Work instructions: Return the material word for word. Do not include the pictures.

Collected material:
──────────────────────────────
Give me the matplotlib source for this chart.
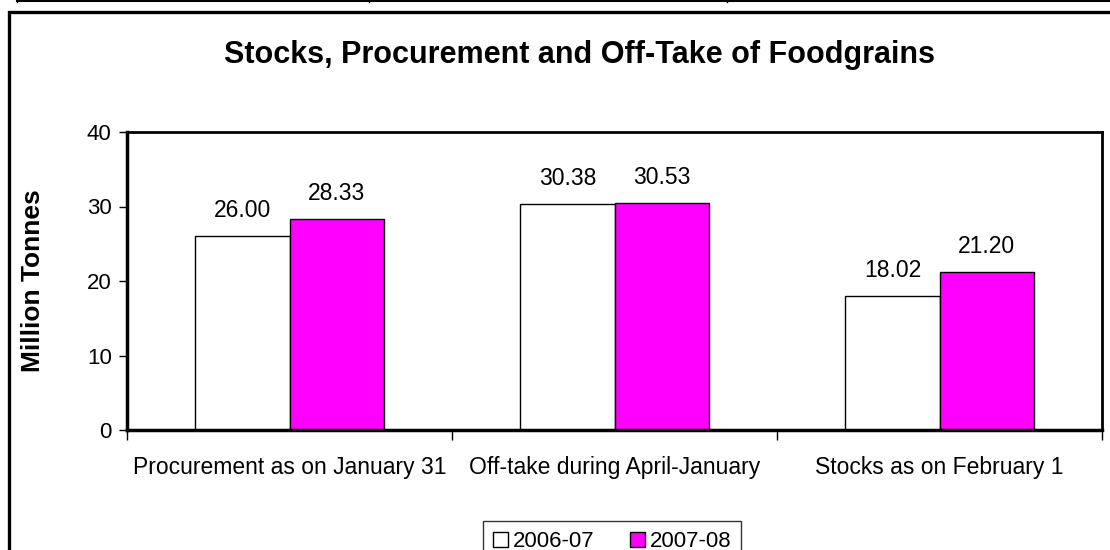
import matplotlib
matplotlib.use("Agg")
import matplotlib.pyplot as plt
import numpy as np
from matplotlib.lines import Line2D
from matplotlib.patches import Rectangle

categories = ["Procurement as on January 31", "Off-take during April-January",
              "Stocks as on February 1"]
series_names = ["2006-07", "2007-08"]
values_2006 = [26.00, 30.38, 18.02]
values_2007 = [28.33, 30.53, 21.20]
colors = ["white", "#FF00FF"]
yticks = [0, 10, 20, 30, 40]


def main():
    plt.rcParams["font.family"] = ["Liberation Sans", "DejaVu Sans"]
    fig = plt.figure(figsize=(11.1, 5.5), dpi=100)
    W, H = 1110, 550

    # page decoration: outer chart frame and table line above it
    fig.add_artist(Rectangle((9 / W, -0.1), 1.2, 1 - 11.5 / H + 0.1,
                             transform=fig.transFigure, fill=False,
                             edgecolor="black", linewidth=2.4))
    fig.add_artist(Line2D([17 / W, 1.0], [1 - 1 / H, 1 - 1 / H],
                          transform=fig.transFigure, color="black", lw=1.5))
    for xv in [17, 369, 727]:
        fig.add_artist(Line2D([xv / W, xv / W], [1.0, 1 - 2 / H],
                              transform=fig.transFigure, color="black", lw=1))

    ax = fig.add_axes([127 / W, 1 - 430 / H, (1102 - 127) / W, (430 - 132) / H])
    x = np.arange(len(categories))
    w = 0.29
    bars1 = ax.bar(x - w / 2, values_2006, w, color=colors[0], edgecolor="black",
                   linewidth=1, label=series_names[0])
    bars2 = ax.bar(x + w / 2, values_2007, w, color=colors[1], edgecolor="black",
                   linewidth=1, label=series_names[1])
    for bars in (bars1, bars2):
        for b in bars:
            ax.annotate("%.2f" % b.get_height(),
                        (b.get_x() + b.get_width() / 2, b.get_height()),
                        xytext=(0, 10), textcoords="offset points",
                        ha="center", va="bottom", fontsize=16.5)

    ax.set_xlim(-0.5, len(categories) - 0.5)
    ax.set_ylim(0, 40)
    ax.set_yticks(yticks)
    ax.tick_params(axis="y", labelsize=16, length=6, width=1, pad=5)
    ax.set_xticks(x)
    ax.set_xticklabels(categories, fontsize=16.5)
    ax.tick_params(axis="x", length=0, pad=19)
    ax.set_xticks(np.arange(-0.5, len(categories)), minor=True)
    ax.tick_params(axis="x", which="minor", length=7, width=1)
    for side in ["left", "bottom"]:
        ax.spines[side].set_linewidth(2.5)
    for side in ["top", "right"]:
        ax.spines[side].set_linewidth(2)

    ax.set_ylabel("Million Tonnes", fontsize=19, fontweight="bold")
    ax.yaxis.set_label_coords(-0.084, 0.5)
    fig.text(579 / W, 1 - 55 / H, "Stocks, Procurement and Off-Take of Foodgrains",
             ha="center", va="center", fontsize=22, fontweight="bold")

    leg = fig.legend(loc="upper center", bbox_to_anchor=(612 / W, 1 - 510 / H),
                     ncol=2, fontsize=16, frameon=True, fancybox=False,
                     edgecolor="black", handlelength=0.7, handleheight=0.7,
                     handletextpad=0.2, columnspacing=1.6, borderpad=0.45)
    leg.get_frame().set_linewidth(1)

    fig.savefig("out.png", dpi=100)
    plt.close(fig)


if __name__ == "__main__":
    main()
──────────────────────────────
Correct response:
Give me the matplotlib source for this chart.
import matplotlib
matplotlib.use("Agg")
import matplotlib.pyplot as plt
import numpy as np
from matplotlib.lines import Line2D
from matplotlib.patches import Rectangle

categories = ["Procurement as on January 31", "Off-take during April-January",
              "Stocks as on February 1"]
series_names = ["2006-07", "2007-08"]
values_2006 = [26.00, 30.38, 18.02]
values_2007 = [28.33, 30.53, 21.20]
colors = ["white", "#FF00FF"]
yticks = [0, 10, 20, 30, 40]


def main():
    plt.rcParams["font.family"] = ["Liberation Sans", "DejaVu Sans"]
    fig = plt.figure(figsize=(11.1, 5.5), dpi=100)
    W, H = 1110, 550

    # page decoration: outer chart frame and table line above it
    fig.add_artist(Rectangle((9 / W, -0.1), 1.2, 1 - 11.5 / H + 0.1,
                             transform=fig.transFigure, fill=False,
                             edgecolor="black", linewidth=2.4))
    fig.add_artist(Line2D([17 / W, 1.0], [1 - 1 / H, 1 - 1 / H],
                          transform=fig.transFigure, color="black", lw=1.5))
    for xv in [17, 369, 727]:
        fig.add_artist(Line2D([xv / W, xv / W], [1.0, 1 - 2 / H],
                              transform=fig.transFigure, color="black", lw=1))

    ax = fig.add_axes([127 / W, 1 - 430 / H, (1102 - 127) / W, (430 - 132) / H])
    x = np.arange(len(categories))
    w = 0.29
    bars1 = ax.bar(x - w / 2, values_2006, w, color=colors[0], edgecolor="black",
                   linewidth=1, label=series_names[0])
    bars2 = ax.bar(x + w / 2, values_2007, w, color=colors[1], edgecolor="black",
                   linewidth=1, label=series_names[1])
    for bars in (bars1, bars2):
        for b in bars:
            ax.annotate("%.2f" % b.get_height(),
                        (b.get_x() + b.get_width() / 2, b.get_height()),
                        xytext=(0, 10), textcoords="offset points",
                        ha="center", va="bottom", fontsize=16.5)

    ax.set_xlim(-0.5, len(categories) - 0.5)
    ax.set_ylim(0, 40)
    ax.set_yticks(yticks)
    ax.tick_params(axis="y", labelsize=16, length=6, width=1, pad=5)
    ax.set_xticks(x)
    ax.set_xticklabels(categories, fontsize=16.5)
    ax.tick_params(axis="x", length=0, pad=19)
    ax.set_xticks(np.arange(-0.5, len(categories)), minor=True)
    ax.tick_params(axis="x", which="minor", length=7, width=1)
    for side in ["left", "bottom"]:
        ax.spines[side].set_linewidth(2.5)
    for side in ["top", "right"]:
        ax.spines[side].set_linewidth(2)

    ax.set_ylabel("Million Tonnes", fontsize=19, fontweight="bold")
    ax.yaxis.set_label_coords(-0.084, 0.5)
    fig.text(579 / W, 1 - 55 / H, "Stocks, Procurement and Off-Take of Foodgrains",
             ha="center", va="center", fontsize=22, fontweight="bold")

    leg = fig.legend(loc="upper center", bbox_to_anchor=(612 / W, 1 - 510 / H),
                     ncol=2, fontsize=16, frameon=True, fancybox=False,
                     edgecolor="black", handlelength=0.7, handleheight=0.7,
                     handletextpad=0.2, columnspacing=1.6, borderpad=0.45)
    leg.get_frame().set_linewidth(1)

    fig.savefig("out.png", dpi=100)
    plt.close(fig)


if __name__ == "__main__":
    main()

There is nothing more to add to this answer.